** Task requirements **
Word for word, print each line of the listing below; pictures stay out.

+++ Data segment

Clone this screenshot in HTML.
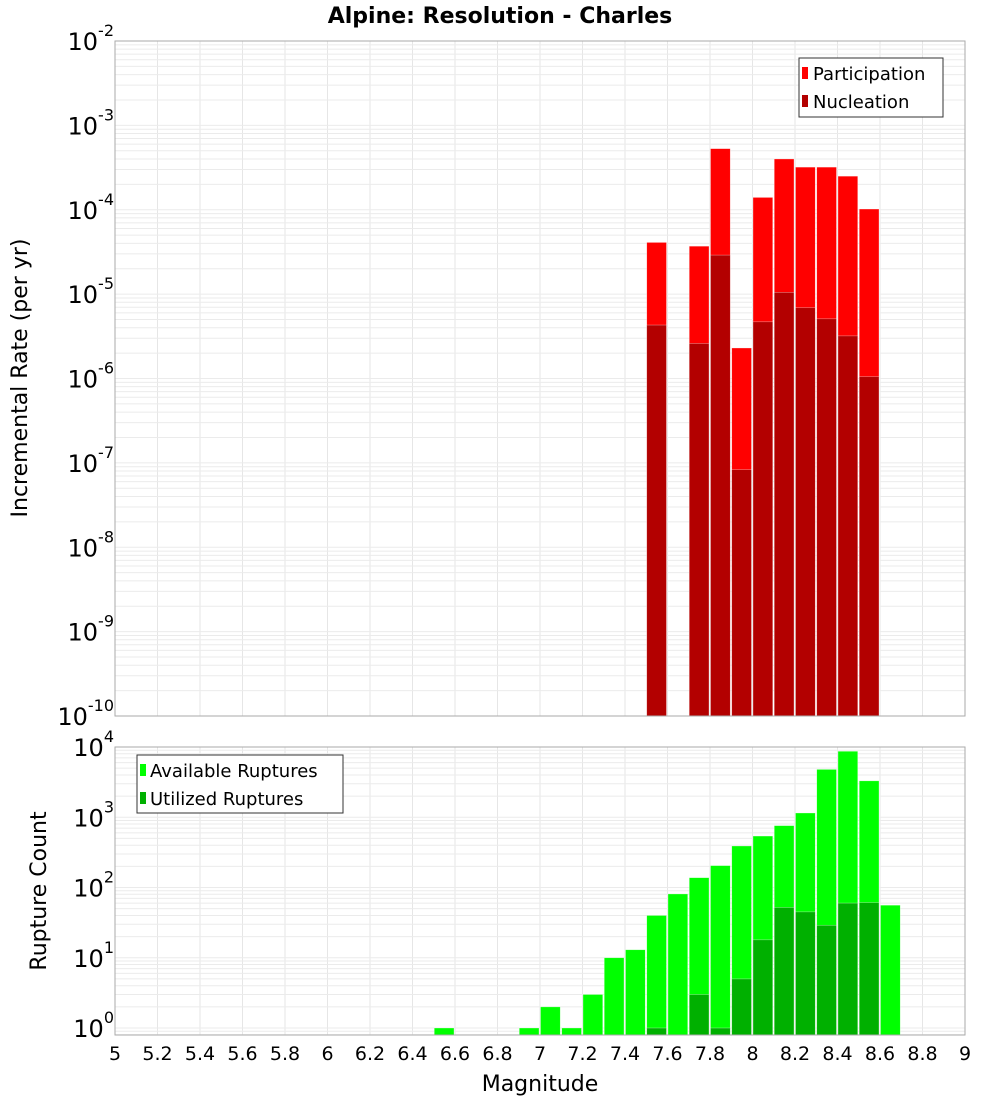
<!DOCTYPE html>
<html><head><meta charset="utf-8">
<style>
html,body{margin:0;padding:0;background:#fff;}
svg{display:block;font-family:"DejaVu Sans","Liberation Sans",sans-serif;}
</style></head>
<body>
<svg id="chart" width="1000" height="1100" viewBox="0 0 1000 1100" xmlns="http://www.w3.org/2000/svg">
<text x="500" y="23" text-anchor="middle" font-size="22" font-weight="bold">Alpine: Resolution - Charles</text>
<g id="top-grid"></g>
<g id="bot-grid"></g>
<g id="top-bars"></g>
<g id="bot-bars"></g>
<rect x="115" y="41" width="850" height="675" fill="none" stroke="#aaa" stroke-width="1"/>
<rect x="115" y="747" width="850" height="288" fill="none" stroke="#aaa" stroke-width="1"/>
<g id="top-yticks"></g>
<g id="bot-yticks"></g>
<g id="xticks"></g>
<text transform="translate(27,378) rotate(-90)" text-anchor="middle" font-size="22">Incremental Rate (per yr)</text>
<text transform="translate(46,891) rotate(-90)" text-anchor="middle" font-size="22">Rupture Count</text>
<text x="540" y="1091" text-anchor="middle" font-size="22">Magnitude</text>
<g>
<rect x="799" y="58" width="144" height="59" fill="#fff" stroke="#333" stroke-width="1"/>
<rect x="802" y="67" width="6" height="12" fill="#ff0000"/>
<text x="813" y="80" font-size="18">Participation</text>
<rect x="802" y="95" width="6" height="12" fill="#b30000"/>
<text x="813" y="108" font-size="18">Nucleation</text>
</g>
<g>
<rect x="137" y="755" width="206" height="58" fill="#fff" stroke="#333" stroke-width="1"/>
<rect x="140" y="764" width="6" height="12" fill="#00ff00"/>
<text x="150" y="777" font-size="18">Available Ruptures</text>
<rect x="140" y="792" width="6" height="12" fill="#00b000"/>
<text x="150" y="805" font-size="18">Utilized Ruptures</text>
</g>
</svg>
<script>
// Data
const topBins = [7.5, 7.7, 7.8, 7.9, 8.0, 8.1, 8.2, 8.3, 8.4, 8.5];
const participation = [4.1e-5, 3.7e-5, 5.3e-4, 2.3e-6, 1.4e-4, 4.0e-4, 3.2e-4, 3.2e-4, 2.5e-4, 1.02e-4];
const nucleation = [4.3e-6, 2.6e-6, 2.9e-5, 8.3e-8, 4.7e-6, 1.05e-5, 6.9e-6, 5.1e-6, 3.2e-6, 1.05e-6];
const availBins = [6.5, 6.9, 7.0, 7.1, 7.2, 7.3, 7.4, 7.5, 7.6, 7.7, 7.8, 7.9, 8.0, 8.1, 8.2, 8.3, 8.4, 8.5, 8.6];
const available = [1, 1, 2, 1, 3, 10, 13, 40, 81, 138, 205, 390, 540, 760, 1150, 4800, 8700, 3300, 56];
const utilBins = [7.5, 7.7, 7.8, 7.9, 8.0, 8.1, 8.2, 8.3, 8.4, 8.5];
const utilized = [1, 3, 1, 5, 18, 52, 45, 29, 60, 61];
const xTicks = [5,5.2,5.4,5.6,5.8,6,6.2,6.4,6.6,6.8,7,7.2,7.4,7.6,7.8,8,8.2,8.4,8.6,8.8,9];
const xTickLabels = ["5","5.2","5.4","5.6","5.8","6","6.2","6.4","6.6","6.8","7","7.2","7.4","7.6","7.8","8","8.2","8.4","8.6","8.8","9"];
const topExps = [-2,-3,-4,-5,-6,-7,-8,-9,-10];
const botExps = [4,3,2,1,0];

const NS = "http://www.w3.org/2000/svg";
const X0 = 115, X1 = 965, XMIN = 5, XMAX = 9;
const xs = v => X0 + (v - XMIN) / (XMAX - XMIN) * (X1 - X0);
const T0 = 41, T1 = 716, TMAXE = -2, TMINE = -10;
const yTop = v => T0 + (TMAXE - Math.log10(v)) / (TMAXE - TMINE) * (T1 - T0);
const B0 = 747, B1 = 1035, BMAXE = 4, BDEC = 70.25;
const yBot = v => B0 + (BMAXE - Math.log10(v)) * BDEC;
const BW = xs(XMIN + 0.1) - xs(XMIN);

function mk(tag, attrs, parent) {
  const e = document.createElementNS(NS, tag);
  for (const k in attrs) e.setAttribute(k, attrs[k]);
  parent.appendChild(e);
  return e;
}
// grids
const tg = document.getElementById('top-grid'), bg = document.getElementById('bot-grid');
for (let v = 5.2; v < 8.95; v += 0.2) {
  const x = xs(v);
  const l1 = mk('line', {x1:x, x2:x, y1:T0, y2:T1, stroke:'#e6e6e6'}, tg);
  
  
  const l2 = mk('line', {x1:x, x2:x, y1:B0, y2:B1, stroke:'#e6e6e6'}, bg);
  
  
}
for (let e = TMINE; e < TMAXE; e++) for (let m = 1; m < 10; m++) {
  const y = yTop(m * Math.pow(10, e));
  if (y <= T0 || y >= T1) continue;
  const l = mk('line', {x1:X0, x2:X1, y1:y, y2:y, stroke:'#ebebeb'}, tg);
  
  
}
for (let e = -1; e < BMAXE; e++) for (let m = 1; m < 10; m++) {
  const y = yBot(m * Math.pow(10, e));
  if (y <= B0 || y >= B1) continue;
  const l = mk('line', {x1:X0, x2:X1, y1:y, y2:y, stroke:'#ebebeb'}, bg);
  
  
}
// bars
function bar(parent, bin, top, base, fill, name) {
  const x = xs(bin);
  const r = mk('rect', {x:x + 0.5, y:top, width:BW - 1.5, height:Math.max(0, base - top), fill:fill, stroke:'rgba(255,255,255,0.5)', 'stroke-width':0.6}, parent);
  
  
}
const tb = document.getElementById('top-bars'), bb = document.getElementById('bot-bars');
topBins.forEach((b, i) => bar(tb, b, yTop(participation[i]), T1, '#ff0000', 'participation-bar'));
topBins.forEach((b, i) => bar(tb, b, yTop(nucleation[i]), T1, '#b30000', 'nucleation-bar'));
availBins.forEach((b, i) => bar(bb, b, yBot(available[i]), B1, '#00ff00', 'available-bar'));
utilBins.forEach((b, i) => bar(bb, b, yBot(utilized[i]), B1, '#00b000', 'utilized-bar'));
// y tick labels
function ylab(parent, y, e, name) {
  const t = mk('text', {x:110, y:y + 9, 'text-anchor':'end', 'font-size':24}, parent);
  
  
  t.textContent = '10';
  const s = document.createElementNS(NS, 'tspan');
  s.setAttribute('dy', '-14');
  s.setAttribute('font-size', '16');
  s.textContent = String(e);
  t.appendChild(s);
  // shift so exponent end aligns at 110
  t.setAttribute('text-anchor', 'start');
  const w = t.getComputedTextLength();
  t.setAttribute('x', 114 - w);
}
const tyt = document.getElementById('top-yticks'), byt = document.getElementById('bot-yticks');
topExps.forEach(e => ylab(tyt, yTop(Math.pow(10, e)), e, 'top-y-tick-label'));
botExps.forEach(e => ylab(byt, yBot(Math.pow(10, e)), e, 'bottom-y-tick-label'));
// x ticks
const xt = document.getElementById('xticks');
xTicks.forEach((v, i) => {
  const t = mk('text', {x:xs(v), y:1060, 'text-anchor':'middle', 'font-size':19}, xt);
  
  
  t.textContent = xTickLabels[i];
});
</script>
</body></html>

++++++

** Output below **
Clone this screenshot in HTML.
<!DOCTYPE html>
<html><head><meta charset="utf-8">
<style>
html,body{margin:0;padding:0;background:#fff;}
svg{display:block;font-family:"DejaVu Sans","Liberation Sans",sans-serif;}
</style></head>
<body>
<svg id="chart" width="1000" height="1100" viewBox="0 0 1000 1100" xmlns="http://www.w3.org/2000/svg">
<text x="500" y="23" text-anchor="middle" font-size="22" font-weight="bold">Alpine: Resolution - Charles</text>
<g id="top-grid"></g>
<g id="bot-grid"></g>
<g id="top-bars"></g>
<g id="bot-bars"></g>
<rect x="115" y="41" width="850" height="675" fill="none" stroke="#aaa" stroke-width="1"/>
<rect x="115" y="747" width="850" height="288" fill="none" stroke="#aaa" stroke-width="1"/>
<g id="top-yticks"></g>
<g id="bot-yticks"></g>
<g id="xticks"></g>
<text transform="translate(27,378) rotate(-90)" text-anchor="middle" font-size="22">Incremental Rate (per yr)</text>
<text transform="translate(46,891) rotate(-90)" text-anchor="middle" font-size="22">Rupture Count</text>
<text x="540" y="1091" text-anchor="middle" font-size="22">Magnitude</text>
<g>
<rect x="799" y="58" width="144" height="59" fill="#fff" stroke="#333" stroke-width="1"/>
<rect x="802" y="67" width="6" height="12" fill="#ff0000"/>
<text x="813" y="80" font-size="18">Participation</text>
<rect x="802" y="95" width="6" height="12" fill="#b30000"/>
<text x="813" y="108" font-size="18">Nucleation</text>
</g>
<g>
<rect x="137" y="755" width="206" height="58" fill="#fff" stroke="#333" stroke-width="1"/>
<rect x="140" y="764" width="6" height="12" fill="#00ff00"/>
<text x="150" y="777" font-size="18">Available Ruptures</text>
<rect x="140" y="792" width="6" height="12" fill="#00b000"/>
<text x="150" y="805" font-size="18">Utilized Ruptures</text>
</g>
</svg>
<script>
// Data
const topBins = [7.5, 7.7, 7.8, 7.9, 8.0, 8.1, 8.2, 8.3, 8.4, 8.5];
const participation = [4.1e-5, 3.7e-5, 5.3e-4, 2.3e-6, 1.4e-4, 4.0e-4, 3.2e-4, 3.2e-4, 2.5e-4, 1.02e-4];
const nucleation = [4.3e-6, 2.6e-6, 2.9e-5, 8.3e-8, 4.7e-6, 1.05e-5, 6.9e-6, 5.1e-6, 3.2e-6, 1.05e-6];
const availBins = [6.5, 6.9, 7.0, 7.1, 7.2, 7.3, 7.4, 7.5, 7.6, 7.7, 7.8, 7.9, 8.0, 8.1, 8.2, 8.3, 8.4, 8.5, 8.6];
const available = [1, 1, 2, 1, 3, 10, 13, 40, 81, 138, 205, 390, 540, 760, 1150, 4800, 8700, 3300, 56];
const utilBins = [7.5, 7.7, 7.8, 7.9, 8.0, 8.1, 8.2, 8.3, 8.4, 8.5];
const utilized = [1, 3, 1, 5, 18, 52, 45, 29, 60, 61];
const xTicks = [5,5.2,5.4,5.6,5.8,6,6.2,6.4,6.6,6.8,7,7.2,7.4,7.6,7.8,8,8.2,8.4,8.6,8.8,9];
const xTickLabels = ["5","5.2","5.4","5.6","5.8","6","6.2","6.4","6.6","6.8","7","7.2","7.4","7.6","7.8","8","8.2","8.4","8.6","8.8","9"];
const topExps = [-2,-3,-4,-5,-6,-7,-8,-9,-10];
const botExps = [4,3,2,1,0];

const NS = "http://www.w3.org/2000/svg";
const X0 = 115, X1 = 965, XMIN = 5, XMAX = 9;
const xs = v => X0 + (v - XMIN) / (XMAX - XMIN) * (X1 - X0);
const T0 = 41, T1 = 716, TMAXE = -2, TMINE = -10;
const yTop = v => T0 + (TMAXE - Math.log10(v)) / (TMAXE - TMINE) * (T1 - T0);
const B0 = 747, B1 = 1035, BMAXE = 4, BDEC = 70.25;
const yBot = v => B0 + (BMAXE - Math.log10(v)) * BDEC;
const BW = xs(XMIN + 0.1) - xs(XMIN);

function mk(tag, attrs, parent) {
  const e = document.createElementNS(NS, tag);
  for (const k in attrs) e.setAttribute(k, attrs[k]);
  parent.appendChild(e);
  return e;
}
// grids
const tg = document.getElementById('top-grid'), bg = document.getElementById('bot-grid');
for (let v = 5.2; v < 8.95; v += 0.2) {
  const x = xs(v);
  const l1 = mk('line', {x1:x, x2:x, y1:T0, y2:T1, stroke:'#e6e6e6'}, tg);
  
  
  const l2 = mk('line', {x1:x, x2:x, y1:B0, y2:B1, stroke:'#e6e6e6'}, bg);
  
  
}
for (let e = TMINE; e < TMAXE; e++) for (let m = 1; m < 10; m++) {
  const y = yTop(m * Math.pow(10, e));
  if (y <= T0 || y >= T1) continue;
  const l = mk('line', {x1:X0, x2:X1, y1:y, y2:y, stroke:'#ebebeb'}, tg);
  
  
}
for (let e = -1; e < BMAXE; e++) for (let m = 1; m < 10; m++) {
  const y = yBot(m * Math.pow(10, e));
  if (y <= B0 || y >= B1) continue;
  const l = mk('line', {x1:X0, x2:X1, y1:y, y2:y, stroke:'#ebebeb'}, bg);
  
  
}
// bars
function bar(parent, bin, top, base, fill, name) {
  const x = xs(bin);
  const r = mk('rect', {x:x + 0.5, y:top, width:BW - 1.5, height:Math.max(0, base - top), fill:fill, stroke:'rgba(255,255,255,0.5)', 'stroke-width':0.6}, parent);
  
  
}
const tb = document.getElementById('top-bars'), bb = document.getElementById('bot-bars');
topBins.forEach((b, i) => bar(tb, b, yTop(participation[i]), T1, '#ff0000', 'participation-bar'));
topBins.forEach((b, i) => bar(tb, b, yTop(nucleation[i]), T1, '#b30000', 'nucleation-bar'));
availBins.forEach((b, i) => bar(bb, b, yBot(available[i]), B1, '#00ff00', 'available-bar'));
utilBins.forEach((b, i) => bar(bb, b, yBot(utilized[i]), B1, '#00b000', 'utilized-bar'));
// y tick labels
function ylab(parent, y, e, name) {
  const t = mk('text', {x:110, y:y + 9, 'text-anchor':'end', 'font-size':24}, parent);
  
  
  t.textContent = '10';
  const s = document.createElementNS(NS, 'tspan');
  s.setAttribute('dy', '-14');
  s.setAttribute('font-size', '16');
  s.textContent = String(e);
  t.appendChild(s);
  // shift so exponent end aligns at 110
  t.setAttribute('text-anchor', 'start');
  const w = t.getComputedTextLength();
  t.setAttribute('x', 114 - w);
}
const tyt = document.getElementById('top-yticks'), byt = document.getElementById('bot-yticks');
topExps.forEach(e => ylab(tyt, yTop(Math.pow(10, e)), e, 'top-y-tick-label'));
botExps.forEach(e => ylab(byt, yBot(Math.pow(10, e)), e, 'bottom-y-tick-label'));
// x ticks
const xt = document.getElementById('xticks');
xTicks.forEach((v, i) => {
  const t = mk('text', {x:xs(v), y:1060, 'text-anchor':'middle', 'font-size':19}, xt);
  
  
  t.textContent = xTickLabels[i];
});
</script>
</body></html>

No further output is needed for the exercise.